One looks back, with a sheepish smile, at the irony of admiring an African’s ability to speak Oxford English in the struggle for liberation from British colonialism. However, as I have said many times before, language matters, especially in the world of effective political communication and mobilisation. Mugabe had the gift in spades and, along with his willingness to take up arms against the Europeans, he easily turned us into his cheerleaders. By the time of the Lancaster House Talks in 1979, I was living in Lesotho, an exile from my own independent African country. Military regimes had toppled many “democratically” elected African governments.
Rivers of blood and tears of deep disappointment and fear were flowing over more than half of the liberated parts of Africa. Civilian regimes were holding onto power by force, many of them overseeing the collapse of functioning systems they had inherited from the colonialists.
None of these realities dimmed my excitement as I shared ideas, dreams and hopes with many Rhodesian exiles in Lesotho and as I listened to Mugabe promise Zimbabweans a future in which they would prosper in a free and democratic milieu. For example, as the Zimbabweans awaited the results of their first democratic election in February 1980, Mugabe appealed to his supporters: “Remain calm, respect your opponents and do nothing that will disturb the peace. We must now, all of us, work for unity, whether we have won the election or not.”
Mugabe won and took charge on April 18, 1980, one of the happiest days of my life. When my wife and I visited Zimbabwe in July 1980, three months after independence, we were thrilled and filled with great pride. Everything worked and there was palpable confidence and calm.
But soon things changed within a year of independence. We and others have previously written about Zimbabwe’s descent into terror, mass killings, repression and production of new refugees, all under Mugabe’s watch. Our liberation hero now donned a villainous identity that would remain a dark stain on the many good things he did before and after independence. His eloquent rhetoric, often sounding deliberately cynical, was frequently nullified by his regime’s actions against Zimbabweans. Mugabe, like many African rulers, had the gift of preaching democracy and freedom even as he denied his people those very rights.
But then again, Mugabe was not ruling a typical ex-colony of Britain. He took over a country with an intact apartheid system and a vast agricultural landscape that was mostly owned by descendants of European conquerors who had dispossessed the majority indigenous Zimbabweans. His attempts to redress that injustice was sabotaged by the greed of his party colleagues whose reported appetite for amassing vast tracts of land was at par with that of the British settlers. It was further sabotaged by Britain’s betrayal, midwifed by Prime Minister Tony Blair, who cancelled his country’s commitment to fund the purchase of land from the European settlers, a critical measure that had helped secure Mugabe’s signature on the independence agreement in December 1979.

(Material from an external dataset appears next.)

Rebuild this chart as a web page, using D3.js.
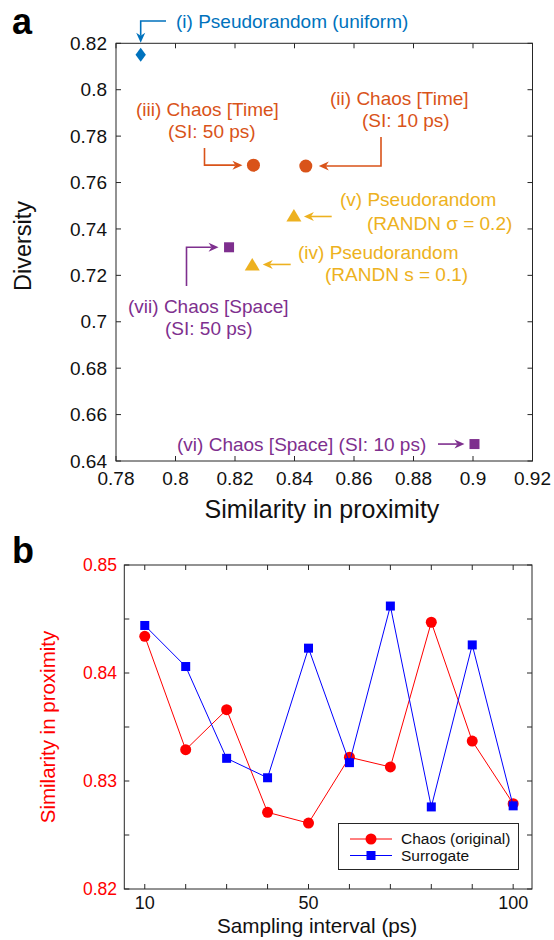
<!DOCTYPE html>
<html>
<head>
<meta charset="utf-8">
<script src="https://cdn.jsdelivr.net/npm/d3@7"></script>
<style>
  body { margin: 0; background: #fff; }
  svg { display: block; }
  text { font-family: "Liberation Sans", Arial, sans-serif; }
</style>
</head>
<body>
<svg id="chart" width="554" height="940"></svg>
<script>
// ---- panel a data ----
const aNames = ['i', 'ii', 'iii', 'iv', 'v', 'vi', 'vii'];
const aSimilarity = [0.7883, 0.8438, 0.8262, 0.8258, 0.8398, 0.9005, 0.8180];
const aDiversity = [0.8151, 0.7671, 0.7675, 0.7247, 0.7458, 0.6473, 0.7321];
const aKind = ['uniform', 'time', 'time', 'randn', 'randn', 'space', 'space'];
const aText = [
  ['(i) Pseudorandom (uniform)'],
  ['(ii) Chaos [Time]', '(SI: 10 ps)'],
  ['(iii) Chaos [Time]', '(SI: 50 ps)'],
  ['(iv) Pseudorandom', '(RANDN s = 0.1)'],
  ['(v) Pseudorandom', '(RANDN \u03c3 = 0.2)'],
  ['(vi) Chaos [Space] (SI: 10 ps)'],
  ['(vii) Chaos [Space]', '(SI: 50 ps)']
];
const aXTicks = [0.78, 0.80, 0.82, 0.84, 0.86, 0.88, 0.90, 0.92];
const aYTicks = [0.64, 0.66, 0.68, 0.70, 0.72, 0.74, 0.76, 0.78, 0.80, 0.82];

// ---- panel b data ----
const bInterval = [10, 20, 30, 40, 50, 60, 70, 80, 90, 100];
const bChaos = [0.8434, 0.8329, 0.8366, 0.8271, 0.8261, 0.8322, 0.8313, 0.8447, 0.8337, 0.8279];
const bSurrogate = [0.8444, 0.8406, 0.8321, 0.8303, 0.8423, 0.8317, 0.8462, 0.8276, 0.8426, 0.8277];
const bXTickLabels = [10, 50, 100];
const bYTickLabels = [0.82, 0.83, 0.84, 0.85];
const bSeriesNames = ['Chaos (original)', 'Surrogate'];

const kindColor = { uniform: '#0072BD', time: '#D95319', randn: '#EDB120', space: '#7E2F8E' };
const kindShape = { uniform: 'diamond', time: 'circle', randn: 'triangle', space: 'square' };
const axisColor = '#262626';

const svg = d3.select('#chart');

function box(g, x, y, color) {
  const [x0, x1] = x.range();
  const [y0, y1] = y.range();
  g.append('rect')
    .attr('x', x0).attr('y', y1)
    .attr('width', x1 - x0).attr('height', y0 - y1)
    .attr('fill', 'none').attr('stroke', color).attr('stroke-width', 1);
}

function ticks(g, x, y, xt, yt, len) {
  const [x0, x1] = x.range();
  const [y0, y1] = y.range();
  xt.forEach((v) => {
    const px = x(v);
    g.append('line').attr('x1', px).attr('x2', px).attr('y1', y0).attr('y2', y0 - len).attr('stroke', axisColor);
    g.append('line').attr('x1', px).attr('x2', px).attr('y1', y1).attr('y2', y1 + len).attr('stroke', axisColor);
  });
  yt.forEach((v) => {
    const py = y(v);
    g.append('line').attr('x1', x0).attr('x2', x0 + len).attr('y1', py).attr('y2', py).attr('stroke', axisColor);
    g.append('line').attr('x1', x1).attr('x2', x1 - len).attr('y1', py).attr('y2', py).attr('stroke', axisColor);
  });
}

function marker(g, shape, cx, cy, color) {
  if (shape === 'circle') {
    g.append('circle').attr('cx', cx).attr('cy', cy).attr('r', 6.5).attr('fill', color);
  } else if (shape === 'square') {
    g.append('rect').attr('x', cx - 5).attr('y', cy - 5).attr('width', 10).attr('height', 10).attr('fill', color);
  } else if (shape === 'diamond') {
    g.append('path').attr('d', `M${cx},${cy - 7}L${cx + 5.2},${cy}L${cx},${cy + 7}L${cx - 5.2},${cy}Z`).attr('fill', color);
  } else if (shape === 'triangle') {
    g.append('path').attr('d', `M${cx},${cy - 6.5}L${cx + 7.5},${cy + 6}L${cx - 7.5},${cy + 6}Z`).attr('fill', color);
  }
}

function arrow(g, pts, color) {
  const line = pts.slice();
  const n = line.length;
  const [tx, ty] = line[n - 1];
  const [sx, sy] = line[n - 2];
  const d = Math.hypot(tx - sx, ty - sy);
  const ux = (tx - sx) / d, uy = (ty - sy) / d;
  const L = 10, W = 4.5;
  const bx = tx - ux * L, by = ty - uy * L;
  const nx = tx - ux * L * 0.7, ny = ty - uy * L * 0.7;
  line[n - 1] = [nx, ny];
  g.append('path').attr('d', d3.line()(line)).attr('fill', 'none').attr('stroke', color).attr('stroke-width', 1.6);
  g.append('path')
    .attr('d', `M${tx},${ty}L${bx - uy * W},${by + ux * W}L${nx},${ny}L${bx + uy * W},${by - ux * W}Z`)
    .attr('fill', color);
}

// ================= panel a =================
const xa = d3.scaleLinear().domain([0.78, 0.92]).range([116, 532.5]);
const ya = d3.scaleLinear().domain([0.64, 0.82]).range([461, 43.3]);
const ga = svg.append('g');

box(ga, xa, ya, axisColor);
ticks(ga, xa, ya, aXTicks, aYTicks, 5);

ga.selectAll('.xt').data(aXTicks).join('text')
  .attr('x', (d) => xa(d)).attr('y', 485)
  .attr('text-anchor', 'middle').attr('font-size', 19).attr('fill', '#111')
  .text((d) => d3.format('')(+d.toFixed(2)));
ga.selectAll('.yt').data(aYTicks).join('text')
  .attr('x', 107).attr('y', (d) => ya(d) + 6.6)
  .attr('text-anchor', 'end').attr('font-size', 19).attr('fill', '#111')
  .text((d) => d3.format('')(+d.toFixed(2)));

ga.append('text').attr('x', 322).attr('y', 518).attr('text-anchor', 'middle')
  .attr('font-size', 25).attr('fill', '#111').text('Similarity in proximity');
ga.append('text').attr('transform', 'translate(31,246) rotate(-90)').attr('text-anchor', 'middle')
  .attr('font-size', 23.5).attr('fill', '#111').text('Diversity');
svg.append('text').attr('x', 12).attr('y', 34).attr('font-size', 36).attr('font-weight', 'bold').text('a');

// annotation layout: text start positions and arrow routes relative to each point
const aLayout = {
  i: { text: [[176, 28]], arrow: (p) => [[166, 21], [p[0], 21], [p[0], p[1] - 12]] },
  ii: { text: [[330, 104.5], [362, 127]], arrow: (p) => [[381, 137], [381, p[1]], [p[0] + 13, p[1]]] },
  iii: { text: [[136, 116], [168, 138]], arrow: (p) => [[204.5, 148], [204.5, p[1]], [p[0] - 11, p[1]]] },
  iv: { text: [[298, 258.6], [325, 281]], arrow: (p) => [[290.7, p[1]], [p[0] + 10.5, p[1]]] },
  v: { text: [[340, 206.3], [367, 229.6]], arrow: (p) => [[331.7, p[1] + 1], [p[0] + 10, p[1] + 1]] },
  vi: { text: [[177, 451]], arrow: (p) => [[438, p[1]], [p[0] - 10, p[1]]] },
  vii: { text: [[128, 313], [165, 335.3]], arrow: (p) => [[186.5, 286], [186.5, p[1]], [p[0] - 10.5, p[1]]] }
};

aNames.forEach((name, i) => {
  const color = kindColor[aKind[i]];
  const p = [xa(aSimilarity[i]), ya(aDiversity[i])];
  const lay = aLayout[name];
  marker(ga, kindShape[aKind[i]], p[0], p[1], color);
  arrow(ga, lay.arrow(p), color);
  aText[i].forEach((t, j) => {
    ga.append('text').attr('x', lay.text[j][0]).attr('y', lay.text[j][1])
      .attr('font-size', 19).attr('fill', color).text(t);
  });
});

// ================= panel b =================
const xb = d3.scaleLinear().domain([5, 104.6]).range([124.3, 532]);
const yb = d3.scaleLinear().domain([0.82, 0.85]).range([889, 565]);
const gb = svg.append('g');

box(gb, xb, yb, axisColor);
ticks(gb, xb, yb, bInterval, d3.range(0.82, 0.8501, 0.005), 5);

gb.selectAll('.xt').data(bXTickLabels).join('text')
  .attr('x', (d) => xb(d)).attr('y', 909)
  .attr('text-anchor', 'middle').attr('font-size', 18).attr('fill', '#111').text((d) => d);
gb.selectAll('.yt').data(bYTickLabels).join('text')
  .attr('x', 117).attr('y', (d) => yb(d) + 6)
  .attr('text-anchor', 'end').attr('font-size', 17.5).attr('fill', '#ff0000')
  .text((d) => d.toFixed(2));

gb.append('text').attr('x', 317).attr('y', 933).attr('text-anchor', 'middle')
  .attr('font-size', 20.7).attr('fill', '#111').text('Sampling interval (ps)');
gb.append('text').attr('transform', 'translate(55,727) rotate(-90)').attr('text-anchor', 'middle')
  .attr('font-size', 20.5).attr('fill', '#ff0000').text('Similarity in proximity');
svg.append('text').attr('x', 12).attr('y', 563).attr('font-size', 36).attr('font-weight', 'bold').text('b');

const bSeries = [
  { name: bSeriesNames[0], values: bChaos, color: '#ff0000', shape: 'circle' },
  { name: bSeriesNames[1], values: bSurrogate, color: '#0000ff', shape: 'square' }
];
const lineB = d3.line().x((d, i) => xb(bInterval[i])).y((d) => yb(d));

function bMarker(g, shape, cx, cy, color) {
  if (shape === 'circle') {
    g.append('circle').attr('cx', cx).attr('cy', cy).attr('r', 5.5).attr('fill', color);
  } else {
    g.append('rect').attr('x', cx - 4.5).attr('y', cy - 4.5).attr('width', 9).attr('height', 9).attr('fill', color);
  }
}

bSeries.forEach((s) => {
  gb.append('path').attr('d', lineB(s.values)).attr('fill', 'none').attr('stroke', s.color).attr('stroke-width', 1);
  s.values.forEach((v, i) => bMarker(gb, s.shape, xb(bInterval[i]), yb(v), s.color));
});

// legend
const lg = gb.append('g');
lg.append('rect').attr('x', 338.5).attr('y', 823.5).attr('width', 180).attr('height', 46)
  .attr('fill', '#fff').attr('stroke', axisColor).attr('stroke-width', 1);
bSeries.forEach((s, i) => {
  const ly = 839 + i * 16.5;
  lg.append('line').attr('x1', 350).attr('x2', 392).attr('y1', ly).attr('y2', ly).attr('stroke', s.color);
  bMarker(lg, s.shape, 371, ly, s.color);
  lg.append('text').attr('x', 401).attr('y', ly + 5.4).attr('font-size', 15.5).attr('fill', '#111').text(s.name);
});
</script>
</body>
</html>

Therefore, the collapse of Zimbabwe’s agricultural wealth and overall economy was a consequence of both external forces and self-inflicted internal wounds of a corrupt elite that appeared to have lacked the capacity to consider the long-term consequences of their actions. Yet it is also very difficult to justify the settlers’ continued occupation of land that was stolen from indigenous Zimbabweans. The short-term pain of a collapsed economy may well be a small price to pay for the independence of future generations.

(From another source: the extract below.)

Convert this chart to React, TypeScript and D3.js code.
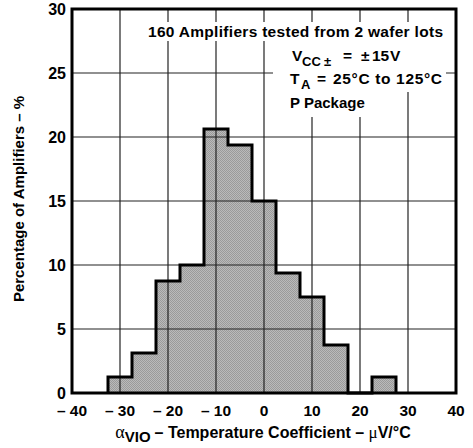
import React from "react";
import * as d3 from "d3";

// Histogram data: bin centers (µV/°C) and percentage of amplifiers
const binCenters = [-30, -25, -20, -15, -10, -5, 0, 5, 10, 15, 20, 25];
const percentages = [1.25, 3.125, 8.75, 10, 20.625, 19.375, 15, 9.375, 7.5, 3.75, 0, 1.25];
const binWidth = 5;
const xTicks = [-40, -30, -20, -10, 0, 10, 20, 30, 40];
const yTicks = [0, 5, 10, 15, 20, 25, 30];

const W = 473;
const H = 448;
const M = { left: 72, right: 17, top: 9, bottom: 55 };
const FONT = "'Liberation Sans', Arial, Helvetica, sans-serif";
const SERIF = "'Liberation Serif', 'Times New Roman', serif";

export default function App() {
  const x = d3.scaleLinear().domain([-40, 40]).range([M.left, W - M.right]);
  const y = d3.scaleLinear().domain([0, 30]).range([H - M.bottom, M.top]);

  const pts: [number, number][] = [];
  const firstX0 = binCenters[0] - binWidth / 2;
  pts.push([x(firstX0), y(0)]);
  binCenters.forEach((c, i) => {
    pts.push([x(c - binWidth / 2), y(percentages[i])]);
    pts.push([x(c + binWidth / 2), y(percentages[i])]);
  });
  pts.push([x(binCenters[binCenters.length - 1] + binWidth / 2), y(0)]);
  const outline = d3.line()(pts) as string;
  const fillPath = outline + "Z";

  const fmt = (v: number) => (v < 0 ? `\u2013 ${Math.abs(v)}` : `${v}`);
  const txt = { fontFamily: FONT, fontWeight: "bold" as const };

  return (
    <svg width={W} height={H} style={{ display: "block", position: "absolute", left: 0, top: 0, background: "#fff" }}>
      <defs>
        <pattern id="stip" width="2" height="2" patternUnits="userSpaceOnUse">
          <rect width="2" height="2" fill="#bababa" />
          <rect x="0" y="0" width="1" height="1" fill="#9a9a9a" />
          <rect x="1" y="1" width="1" height="1" fill="#9a9a9a" />
        </pattern>
      </defs>
      <rect x={0} y={0} width={W} height={H} fill="#fff" />
      {/* histogram fill */}
      <path d={fillPath} fill="url(#stip)" stroke="none" />
      {/* grid */}
      {xTicks.slice(1, -1).map((t) => (
        <line key={"gx" + t} x1={x(t)} x2={x(t)} y1={y(30)} y2={y(0)} stroke="#222" strokeWidth={1.2} />
      ))}
      {yTicks.slice(1, -1).map((t) => (
        <line key={"gy" + t} x1={x(-40)} x2={x(40)} y1={y(t)} y2={y(t)} stroke="#222" strokeWidth={1.2} />
      ))}
      {/* annotation backgrounds */}
      <rect x={140} y={22} width={308} height={19} fill="#fff" />
      <rect x={273} y={41} width={173} height={51} fill="#fff" />
      <rect x={285} y={92} width={113} height={25} fill="#fff" />
      {/* histogram outline */}
      <path d={outline} fill="none" stroke="#000" strokeWidth={3} strokeLinejoin="miter" />
      {/* frame */}
      <rect x={x(-40)} y={y(30)} width={x(40) - x(-40)} height={y(0) - y(30)} fill="none" stroke="#000" strokeWidth={3} />
      {/* y ticks */}
      {yTicks.map((t) => (
        <text key={"yt" + t} x={66} y={y(t)} dy="0.36em" textAnchor="end" {...txt} fontSize={16}>
          {t}
        </text>
      ))}
      {/* x ticks */}
      {xTicks.map((t) => (
        <text key={"xt" + t} x={x(t)} y={416} textAnchor="middle" {...txt} fontSize={15.5}>
          {fmt(t)}
        </text>
      ))}
      {/* axis titles */}
      <text x={263} y={438} textAnchor="middle" {...txt} fontSize={16}>
        <tspan fontFamily={SERIF} fontWeight="normal" fontSize={18}>α</tspan>
        <tspan dy={4} fontSize={15}>VIO</tspan>
        <tspan dy={-4} dx={4}>– Temperature Coefficient – </tspan>
        <tspan fontFamily={SERIF} fontWeight="normal" fontSize={17}>μ</tspan>
        <tspan>V/°C</tspan>
      </text>
      <text transform={`translate(24,199) rotate(-90)`} textAnchor="middle" {...txt} fontSize={15}>
        Percentage of Amplifiers – %
      </text>
      {/* annotations */}
      <text x={148} y={37} {...txt} fontSize={15.5} textLength={295} lengthAdjust="spacing">
        160 Amplifiers tested from 2 wafer lots
      </text>
      <text x={292} y={61} {...txt} fontSize={15.5}>V</text>
      <text x={302} y={66} {...txt} fontSize={13}>CC</text>
      <text x={324} y={66} {...txt} fontSize={13}>±</text>
      <text x={343} y={61} {...txt} fontSize={15.5}>=</text>
      <text x={361} y={61} {...txt} fontSize={15.5}>±</text>
      <text x={372} y={61} {...txt} fontSize={15.5}>15</text>
      <text x={390} y={61} {...txt} fontSize={15.5}>V</text>
      <text x={290} y={84} {...txt} fontSize={15.5}>T</text>
      <text x={301} y={89} {...txt} fontSize={13}>A</text>
      <text x={317} y={84} {...txt} fontSize={15.5}>=</text>
      <text x={333} y={84} {...txt} fontSize={15.5} textLength={109} lengthAdjust="spacing">25°C to 125°C</text>
      <text x={290} y={108} {...txt} fontSize={15}>P Package</text>
    </svg>
  );
}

If I sound conflicted over Mugabe and the Zimbabwe question, it is because I am. I admire his courage in standing up and staring in the eyes of the arrogant men and women in the West who believed that they had exclusive rights to Africa’s wealth. I admire his heroic struggle for independence of his country.

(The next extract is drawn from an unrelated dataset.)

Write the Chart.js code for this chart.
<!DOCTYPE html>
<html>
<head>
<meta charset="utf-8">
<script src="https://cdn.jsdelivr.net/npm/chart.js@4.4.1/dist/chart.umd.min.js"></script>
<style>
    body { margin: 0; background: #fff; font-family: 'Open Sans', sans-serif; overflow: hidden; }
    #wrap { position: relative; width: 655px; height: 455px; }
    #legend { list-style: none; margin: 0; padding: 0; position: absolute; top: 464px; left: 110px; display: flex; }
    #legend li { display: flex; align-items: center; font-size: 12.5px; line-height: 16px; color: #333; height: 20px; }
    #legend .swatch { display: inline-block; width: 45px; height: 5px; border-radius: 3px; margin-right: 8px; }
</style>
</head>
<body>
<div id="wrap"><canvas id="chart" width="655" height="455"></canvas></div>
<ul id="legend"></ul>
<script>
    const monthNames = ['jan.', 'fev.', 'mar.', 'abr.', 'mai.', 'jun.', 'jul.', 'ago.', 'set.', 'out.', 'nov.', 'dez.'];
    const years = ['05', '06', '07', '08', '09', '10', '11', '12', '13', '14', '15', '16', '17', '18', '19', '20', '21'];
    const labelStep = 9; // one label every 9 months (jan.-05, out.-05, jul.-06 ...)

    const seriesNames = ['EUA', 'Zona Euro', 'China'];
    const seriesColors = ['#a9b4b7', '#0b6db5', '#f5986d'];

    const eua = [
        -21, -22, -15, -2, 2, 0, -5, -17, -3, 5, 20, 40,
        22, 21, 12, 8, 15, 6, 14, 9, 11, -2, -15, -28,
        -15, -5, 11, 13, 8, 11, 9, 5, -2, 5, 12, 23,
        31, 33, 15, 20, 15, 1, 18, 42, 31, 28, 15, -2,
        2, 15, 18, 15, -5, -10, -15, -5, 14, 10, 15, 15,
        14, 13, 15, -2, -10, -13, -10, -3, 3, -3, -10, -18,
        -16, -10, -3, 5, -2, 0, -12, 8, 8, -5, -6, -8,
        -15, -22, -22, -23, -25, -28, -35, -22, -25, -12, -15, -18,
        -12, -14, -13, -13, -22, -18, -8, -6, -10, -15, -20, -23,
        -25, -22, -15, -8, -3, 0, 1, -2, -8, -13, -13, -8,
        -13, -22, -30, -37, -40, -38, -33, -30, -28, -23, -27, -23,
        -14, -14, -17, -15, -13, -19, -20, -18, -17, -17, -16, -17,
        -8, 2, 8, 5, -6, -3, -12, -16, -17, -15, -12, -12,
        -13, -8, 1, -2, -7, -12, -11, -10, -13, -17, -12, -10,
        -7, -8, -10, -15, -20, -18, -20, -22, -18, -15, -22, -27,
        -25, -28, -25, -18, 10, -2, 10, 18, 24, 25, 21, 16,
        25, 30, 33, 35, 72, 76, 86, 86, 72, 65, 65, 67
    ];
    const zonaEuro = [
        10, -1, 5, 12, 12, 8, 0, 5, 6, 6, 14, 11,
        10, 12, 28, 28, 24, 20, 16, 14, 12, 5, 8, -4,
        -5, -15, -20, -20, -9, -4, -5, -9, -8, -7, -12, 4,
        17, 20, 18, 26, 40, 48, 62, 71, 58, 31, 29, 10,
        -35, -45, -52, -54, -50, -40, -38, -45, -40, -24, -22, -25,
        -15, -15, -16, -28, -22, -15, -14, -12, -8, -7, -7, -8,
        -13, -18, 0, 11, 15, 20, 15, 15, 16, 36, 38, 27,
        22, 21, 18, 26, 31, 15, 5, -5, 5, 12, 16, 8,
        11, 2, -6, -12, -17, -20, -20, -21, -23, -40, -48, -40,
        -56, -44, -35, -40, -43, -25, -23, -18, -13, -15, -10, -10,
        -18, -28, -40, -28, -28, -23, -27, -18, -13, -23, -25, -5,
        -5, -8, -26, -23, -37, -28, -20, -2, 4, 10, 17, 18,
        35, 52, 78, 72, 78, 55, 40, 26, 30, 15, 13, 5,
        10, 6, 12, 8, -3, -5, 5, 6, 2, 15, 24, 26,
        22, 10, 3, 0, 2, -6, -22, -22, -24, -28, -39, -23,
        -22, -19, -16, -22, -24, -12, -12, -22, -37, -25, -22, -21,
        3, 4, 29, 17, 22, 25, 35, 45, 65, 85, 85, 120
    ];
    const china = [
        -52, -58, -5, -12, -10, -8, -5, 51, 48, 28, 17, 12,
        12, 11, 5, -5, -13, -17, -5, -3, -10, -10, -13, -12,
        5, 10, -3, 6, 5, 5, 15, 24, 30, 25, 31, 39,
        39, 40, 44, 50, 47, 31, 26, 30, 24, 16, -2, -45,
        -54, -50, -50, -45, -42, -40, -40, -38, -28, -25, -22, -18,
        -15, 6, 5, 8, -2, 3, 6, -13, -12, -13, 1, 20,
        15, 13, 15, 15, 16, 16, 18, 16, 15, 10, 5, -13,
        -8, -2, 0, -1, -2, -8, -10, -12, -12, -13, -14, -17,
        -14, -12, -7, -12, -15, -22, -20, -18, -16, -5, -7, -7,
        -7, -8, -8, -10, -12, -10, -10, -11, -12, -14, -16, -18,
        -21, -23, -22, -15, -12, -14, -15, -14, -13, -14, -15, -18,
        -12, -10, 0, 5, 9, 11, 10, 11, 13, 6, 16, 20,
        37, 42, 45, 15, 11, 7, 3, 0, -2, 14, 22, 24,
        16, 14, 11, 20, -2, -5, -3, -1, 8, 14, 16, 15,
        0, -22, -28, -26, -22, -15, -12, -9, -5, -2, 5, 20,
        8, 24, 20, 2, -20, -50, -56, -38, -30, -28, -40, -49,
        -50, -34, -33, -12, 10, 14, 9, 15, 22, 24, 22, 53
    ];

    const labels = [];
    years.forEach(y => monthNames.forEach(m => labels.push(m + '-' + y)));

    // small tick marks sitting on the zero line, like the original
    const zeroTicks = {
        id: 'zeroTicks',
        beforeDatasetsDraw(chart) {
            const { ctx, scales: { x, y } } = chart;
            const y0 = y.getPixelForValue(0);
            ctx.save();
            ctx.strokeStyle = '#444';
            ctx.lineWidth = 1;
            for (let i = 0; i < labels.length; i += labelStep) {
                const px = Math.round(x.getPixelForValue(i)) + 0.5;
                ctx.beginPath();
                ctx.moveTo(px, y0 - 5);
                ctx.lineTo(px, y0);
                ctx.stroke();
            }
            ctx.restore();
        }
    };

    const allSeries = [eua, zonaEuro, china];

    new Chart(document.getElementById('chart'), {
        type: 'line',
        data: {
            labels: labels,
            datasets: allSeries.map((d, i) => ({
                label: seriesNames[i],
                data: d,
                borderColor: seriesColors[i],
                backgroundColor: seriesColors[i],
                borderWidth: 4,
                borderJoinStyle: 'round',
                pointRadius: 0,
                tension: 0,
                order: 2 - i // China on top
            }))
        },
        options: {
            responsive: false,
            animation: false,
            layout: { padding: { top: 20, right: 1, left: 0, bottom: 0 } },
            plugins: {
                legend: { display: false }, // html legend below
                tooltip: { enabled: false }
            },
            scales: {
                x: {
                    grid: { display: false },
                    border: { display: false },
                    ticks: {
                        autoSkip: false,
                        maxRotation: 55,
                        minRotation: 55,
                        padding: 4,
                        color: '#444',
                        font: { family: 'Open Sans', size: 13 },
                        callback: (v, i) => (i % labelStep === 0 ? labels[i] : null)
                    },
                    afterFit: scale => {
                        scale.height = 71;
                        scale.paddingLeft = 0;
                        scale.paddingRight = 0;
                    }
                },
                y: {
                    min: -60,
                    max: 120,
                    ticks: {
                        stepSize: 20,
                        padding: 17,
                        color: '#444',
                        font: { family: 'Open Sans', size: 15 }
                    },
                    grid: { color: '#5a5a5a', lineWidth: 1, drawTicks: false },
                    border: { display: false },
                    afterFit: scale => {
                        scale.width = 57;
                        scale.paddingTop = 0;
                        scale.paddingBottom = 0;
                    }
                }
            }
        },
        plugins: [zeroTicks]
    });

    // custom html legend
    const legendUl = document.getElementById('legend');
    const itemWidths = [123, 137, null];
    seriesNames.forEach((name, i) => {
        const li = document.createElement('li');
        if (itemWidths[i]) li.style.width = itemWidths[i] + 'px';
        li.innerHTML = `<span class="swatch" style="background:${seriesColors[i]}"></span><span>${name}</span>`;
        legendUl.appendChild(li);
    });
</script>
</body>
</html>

However, I despise his anti-democratic and repressive practices and his foolish belief that he was the only one capable of ruling Zimbabwe. Rulers who hold that view indulge in self-delusion about immortality. Time soon renders them irrelevant, forgotten within years, even months, of their deaths, only remembered for their dark deeds, and a negative legacy that endures long after they have turned to dust.